People might get taken in by it. That doesn’t mean that it will work in the long run.
but how is everyone missing the enormous amount of self published slop released since 2022?
that stuff actually is selling, diluting the interest in the rest
its the law of diminishing returns
this may coincide with people also realizing they bought slop, as well as all the other distractions and ways of consuming that people identified
but just like software is experiencing this year, the same has been occurring in writing for 4 years
Or even books like “The Phoenix(/Unicorn) Project”.
there's another fantasy aspect, which is discovering your sense of alienation from family and society is really because you're part of a special but oppressed group and won't admit it to yourself, and once you embrace your identity you can find fulfillment, love, and community.

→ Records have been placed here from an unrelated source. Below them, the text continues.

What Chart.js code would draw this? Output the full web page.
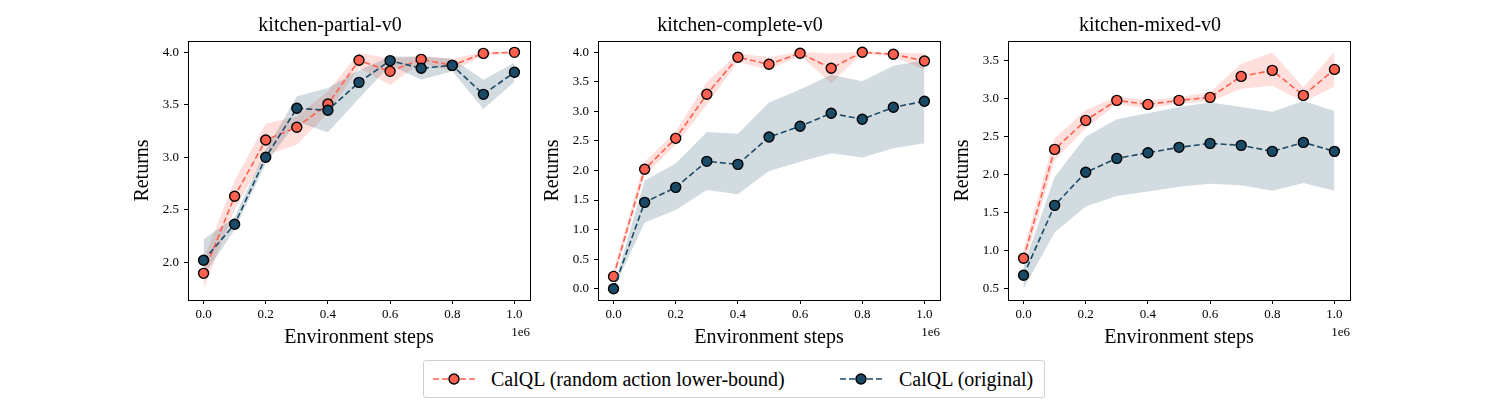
<!DOCTYPE html>
<html>
<head>
<meta charset="utf-8">
<script src="https://cdn.jsdelivr.net/npm/chart.js@4/dist/chart.umd.min.js"></script>
<style>
  html, body { margin: 0; padding: 0; background: #fff; width: 1500px; height: 400px; overflow: hidden; }
  canvas { position: absolute; top: 0; }
  #legend { position: absolute; left: 423px; top: 360px; width: 620px; height: 36px;
    border: 1px solid #d0d0d0; border-radius: 3px; font-family: "Liberation Serif", serif; font-size: 20px; color: #000; }
  .li { position: absolute; top: 0; height: 36px; line-height: 36px; white-space: nowrap; }
  .li svg { position: absolute; top: 11px; left: 0; }
  .li span { position: absolute; top: 0; }
</style>
</head>
<body>
<canvas id="c0" width="410" height="352" style="left:130px"></canvas>
<canvas id="c1" width="410" height="352" style="left:540px"></canvas>
<canvas id="c2" width="410" height="352" style="left:950px"></canvas>
<div id="legend"></div>
<script>
// ---------- data ----------
const steps = [0, 100000, 200000, 300000, 400000, 500000, 600000, 700000, 800000, 900000, 1000000];
const xTicks = [0, 200000, 400000, 600000, 800000, 1000000];
const titles = ["kitchen-partial-v0", "kitchen-complete-v0", "kitchen-mixed-v0"];
const seriesNames = ["CalQL (random action lower-bound)", "CalQL (original)"];

// kitchen-partial-v0
const partialRandMean = [1.895, 2.629, 3.165, 3.286, 3.508, 3.924, 3.819, 3.933, 3.876, 3.99, 4.0];
const partialRandUpper = [2.03, 2.78, 3.32, 3.39, 3.63, 3.997, 3.94, 3.965, 3.94, 4.0, 4.0];
const partialRandLower = [1.75, 2.50, 3.02, 3.12, 3.42, 3.85, 3.69, 3.90, 3.82, 3.97, 3.99];
const partialOrigMean = [2.019, 2.362, 3.0, 3.467, 3.448, 3.714, 3.921, 3.848, 3.876, 3.60, 3.81];
const partialOrigUpper = [2.22, 2.43, 3.07, 3.58, 3.66, 3.83, 3.96, 3.96, 3.94, 3.74, 3.90];
const partialOrigLower = [1.87, 2.31, 2.94, 3.34, 3.24, 3.56, 3.88, 3.74, 3.82, 3.46, 3.72];

// kitchen-complete-v0
const completeRandMean = [0.209, 2.02, 2.544, 3.289, 3.915, 3.797, 3.983, 3.729, 4.0, 3.966, 3.853];
const completeRandUpper = [0.32, 2.15, 2.66, 3.50, 3.98, 3.915, 4.01, 3.98, 4.01, 3.995, 3.98];
const completeRandLower = [0.15, 1.92, 2.43, 3.11, 3.84, 3.70, 3.95, 3.475, 3.98, 3.93, 3.70];
const completeOrigMean = [0.0, 1.461, 1.715, 2.155, 2.104, 2.567, 2.748, 2.968, 2.866, 3.069, 3.171];
const completeOrigUpper = [0.03, 1.83, 2.12, 2.65, 2.62, 3.15, 3.37, 3.62, 3.51, 3.77, 3.86];
const completeOrigLower = [-0.01, 1.12, 1.33, 1.67, 1.60, 1.99, 2.15, 2.29, 2.22, 2.375, 2.46];

// kitchen-mixed-v0
const mixedRandMean = [0.899, 2.333, 2.715, 2.978, 2.925, 2.978, 3.018, 3.294, 3.373, 3.044, 3.386];
const mixedRandUpper = [1.01, 2.48, 2.85, 3.03, 2.98, 3.02, 3.09, 3.46, 3.61, 3.15, 3.62];
const mixedRandLower = [0.79, 2.19, 2.61, 2.93, 2.87, 2.94, 2.96, 3.13, 3.17, 2.96, 3.16];
const mixedOrigMean = [0.675, 1.596, 2.031, 2.215, 2.289, 2.36, 2.412, 2.386, 2.307, 2.425, 2.307];
const mixedOrigUpper = [0.79, 1.97, 2.50, 2.73, 2.81, 2.89, 2.95, 2.89, 2.83, 2.97, 2.84];
const mixedOrigLower = [0.50, 1.24, 1.58, 1.72, 1.78, 1.84, 1.88, 1.86, 1.79, 1.89, 1.79];

// axis ranges (matplotlib auto-limits)
const yRanges = [[1.641, 4.108], [-0.19, 4.19], [0.35, 3.76]];
const xRange = [-50000, 1050000];

const panels = [
  [partialRandMean, partialRandUpper, partialRandLower, partialOrigMean, partialOrigUpper, partialOrigLower],
  [completeRandMean, completeRandUpper, completeRandLower, completeOrigMean, completeOrigUpper, completeOrigLower],
  [mixedRandMean, mixedRandUpper, mixedRandLower, mixedOrigMean, mixedOrigUpper, mixedOrigLower]
];

// ---------- styles ----------
const RED = '#FF6150';
const BLUE = '#1B4A66';
const RED_FILL = 'rgba(255,97,80,0.2)';
const BLUE_FILL = 'rgba(27,74,102,0.2)';
const FONT = '"Liberation Serif", "Times New Roman", serif';

const pts = arr => arr.map((v, i) => ({x: steps[i], y: v}));

const framePlugin = {
  id: 'frame',
  afterDraw(chart) {
    const {ctx, chartArea: a} = chart;
    ctx.save();
    ctx.strokeStyle = '#000';
    ctx.lineWidth = 1;
    ctx.strokeRect(Math.round(a.left) + 0.5, Math.round(a.top) + 0.5, Math.round(a.right - a.left), Math.round(a.bottom - a.top));
    ctx.fillStyle = '#000';
    ctx.font = '13px ' + FONT;
    ctx.textAlign = 'right';
    ctx.textBaseline = 'middle';
    ctx.fillText('1e6', a.right, 333);
    ctx.restore();
  }
};

function meanDs(label, data, color) {
  return {
    label, data: pts(data), borderColor: color, backgroundColor: color,
    borderWidth: 1.6, borderDash: [6, 3], pointRadius: 5, pointHoverRadius: 5,
    pointBackgroundColor: color, pointBorderColor: '#000', pointBorderWidth: 1.4,
    fill: false, tension: 0
  };
}
function bandDs(data, fill, color) {
  return {
    label: '', data: pts(data), borderWidth: 0, borderColor: 'rgba(0,0,0,0)',
    pointRadius: 0, pointHoverRadius: 0, backgroundColor: color, fill, tension: 0
  };
}

panels.forEach((p, k) => {
  const [rm, ru, rl, om, ou, ol] = p;
  new Chart(document.getElementById('c' + k), {
    type: 'line',
    data: {
      datasets: [
        meanDs(seriesNames[1], om, BLUE),
        meanDs(seriesNames[0], rm, RED),
        bandDs(ou, false, BLUE_FILL),
        bandDs(ol, '-1', BLUE_FILL),
        bandDs(ru, false, RED_FILL),
        bandDs(rl, '-1', RED_FILL)
      ]
    },
    options: {
      responsive: false, animation: false, devicePixelRatio: 1,
      layout: {padding: {left: 0, right: 10, top: 0, bottom: 0}},
      plugins: {
        legend: {display: false}, tooltip: {enabled: false},
        title: {display: true, text: titles[k], color: '#000',
          font: {family: FONT, size: 20, weight: 'normal'}, padding: {top: 14, bottom: 3}}
      },
      scales: {
        x: {
          type: 'linear', min: xRange[0], max: xRange[1],
          afterBuildTicks: s => { s.ticks = xTicks.map(v => ({value: v})); },
          afterFit: s => { s.height = 52; },
          border: {display: true, color: '#000', width: 1},
          grid: {drawOnChartArea: false, drawTicks: true, tickLength: 4, tickColor: '#000'},
          ticks: {color: '#000', padding: 3, maxRotation: 0, autoSkip: false,
            font: {family: FONT, size: 13}, callback: v => (v / 1e6).toFixed(1)},
          title: {display: true, text: 'Environment steps', color: '#000',
            font: {family: FONT, size: 20}, padding: {top: 0, bottom: 2}}
        },
        y: {
          type: 'linear', min: yRanges[k][0], max: yRanges[k][1],
          afterFit: s => { s.width = 58; },
          border: {display: true, color: '#000', width: 1},
          grid: {drawOnChartArea: false, drawTicks: true, tickLength: 4, tickColor: '#000'},
          ticks: {stepSize: 0.5, includeBounds: false, color: '#000', padding: 5,
            font: {family: FONT, size: 13}, callback: v => v.toFixed(1)},
          title: {display: true, text: 'Returns', color: '#000',
            font: {family: FONT, size: 20}, padding: {top: 1, bottom: 0}}
        }
      }
    },
    plugins: [framePlugin]
  });
});

// ---------- legend ----------
const legendItems = [
  {name: seriesNames[0], color: RED, sx: 7, tx: 67},
  {name: seriesNames[1], color: BLUE, sx: 414, tx: 475}
];
const lg = document.getElementById('legend');
legendItems.forEach(it => {
  const d = document.createElement('div');
  d.className = 'li';
  d.style.left = it.sx + 'px';
  d.innerHTML = '<svg width="46" height="14"><line x1="2" y1="7" x2="44" y2="7" stroke="' + it.color +
    '" stroke-width="1.6" stroke-dasharray="6 3"/><circle cx="23" cy="7" r="5" fill="' + it.color +
    '" stroke="#000" stroke-width="1.4"/></svg><span style="left:' + (it.tx - it.sx) + 'px">' + it.name + '</span>';
  lg.appendChild(d);
});
</script>
</body>
</html>
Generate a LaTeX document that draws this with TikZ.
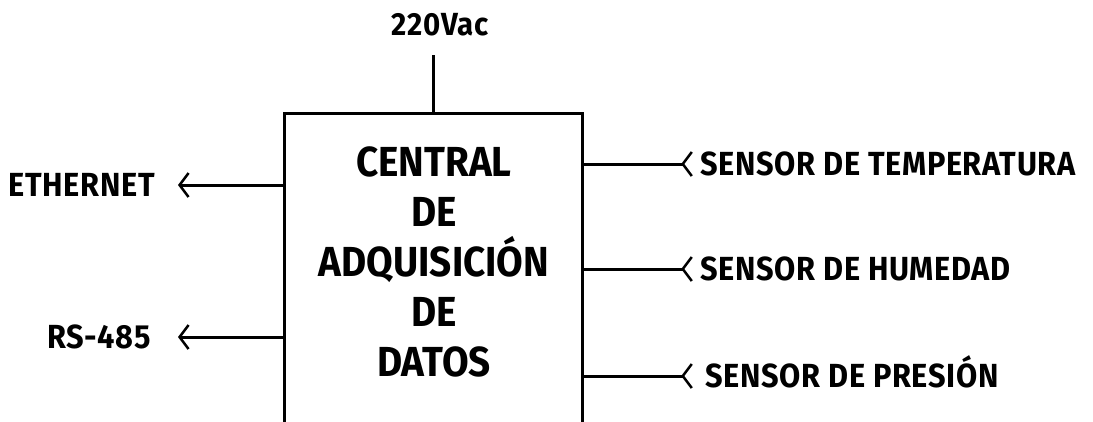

now, in this case, the repressed identity is "capitalist", which is a peculiar way of looking at the world. but if you ignore this, the emotional beats of the story (finding yourself, coming out, found family) also work for the LGBT experience, even perhaps neurodivergence. I think this is why so many confused teenagers find themselves very moved by the book and are later embarrassed to admit it.
on the whole, it's not high literature but competently executed, the only really stupid thing about it is Objectivism.
I think he was actually saying that by calling it fiction, lol.
These were just not on the market except for one that had 8 section 8 apartments and would have driven me crazy trying to manage as a bleeding heart who cares about people.
Like it or not a lot of successful businesses have some bodies buried somewhere, particularly those that have been successful in two-sided markets such as online communities. There have been legendary successes in marketing enterprise software that didn't quite exist but I can say it didn't work when I tried it.
The criticism of self-help books in my little internet bubble is that if you've read one you've read them all. So why not go for works of fiction that are time-tested and are greatly entertaining and nourishing?